During a strategy meeting April 20 at ILWU headquarters in West Sacramento, Ramirez heard the latest reports of what he characterizes as anti-union tactics by the company, and produced flyers that 20 employees in attendance said have been distributed by management—he dismisses them as scare tactics. The flyers encourage workers to “not sign anything” and to avoid contact with union organizers who may trick them into joining.
Ramirez warned workers not to give management cause for dismissal. “We have to be very careful,” he told the assembled workers, more than half of whom said they’ve worked at the company 20 years or more. “Show up on time. Don’t be late.” Despite this, talk turned to a co-worker who was terminated that week after 38 years on the job. Like those at the meeting, he was part of the April 15 rally and didn’t hide his desire to unionize, they say.
“It seems the longer you are here, the worse they treat you,” said 19-year-employee Larry Newsome, a vacuum-filler attendant.
Several workers at the meeting said management has taken them and co-workers aside in small groups, asking about union activities and where they stand. They also claimed management was telling workers that, if a union came to the plant, non-union supporters would be fired and workers might lose their pensions. Ramirez said those allegations are a clear violation of labor law, which precludes companies from making such claims.
Ramirez hopes to recruit enough supporters for a vote in early June. At that time, if a majority of non-management employees support filing for unionization, a worker vote deciding the matter could be forced as early as next fall, in the peak of the processing season. If that election succeeds, the company would have to either negotiate a labor contract with workers, or file an appeal through various means that could take months, said Ramirez.

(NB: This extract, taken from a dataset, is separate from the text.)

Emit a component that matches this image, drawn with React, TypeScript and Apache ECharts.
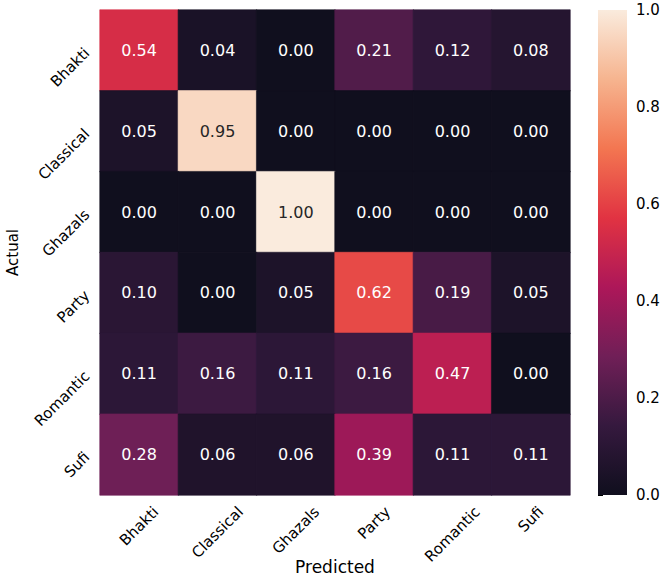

With 58 currently active supporters, Ramirez believes he’ll need about 350 votes for the move to succeed. In 1990, the ILWU tried to unionize the plant, but ushered in the election without garnering enough support beforehand—it failed by a 2-1 margin. Since then, he said that other labor unions have steered clear of trying to unionize there, and some have warned the ILWU that unionizing the plant is a lost cause.
“They say these workers will be intimidated by their employers,” Ramirez said. “I think we’re doing it smarter this time. But I make them no promises.”
Gene Esparza, a 55-year-old Sacramento native, grew up picking crops with his parents in the area. He joined the company for $2.25 an hour, and says it was “just like a big family” until the mid-1980s. Asked why he hasn’t applied for another job, he says he doesn’t want to leave with a bad taste in his mouth. Petra digs out his weekly paycheck: With a $520 gross, he nets $288 after taxes and health-care premiums take their respective bites.
“I know I can get something else. But I want to make it better for everybody. Where I can tell my kid, go apply over there,” said Esparza, a father of six. “Right now I’m so embarrassed to say I work there. We work hard, and we put our time in and sweat and blood. I want to see this through.”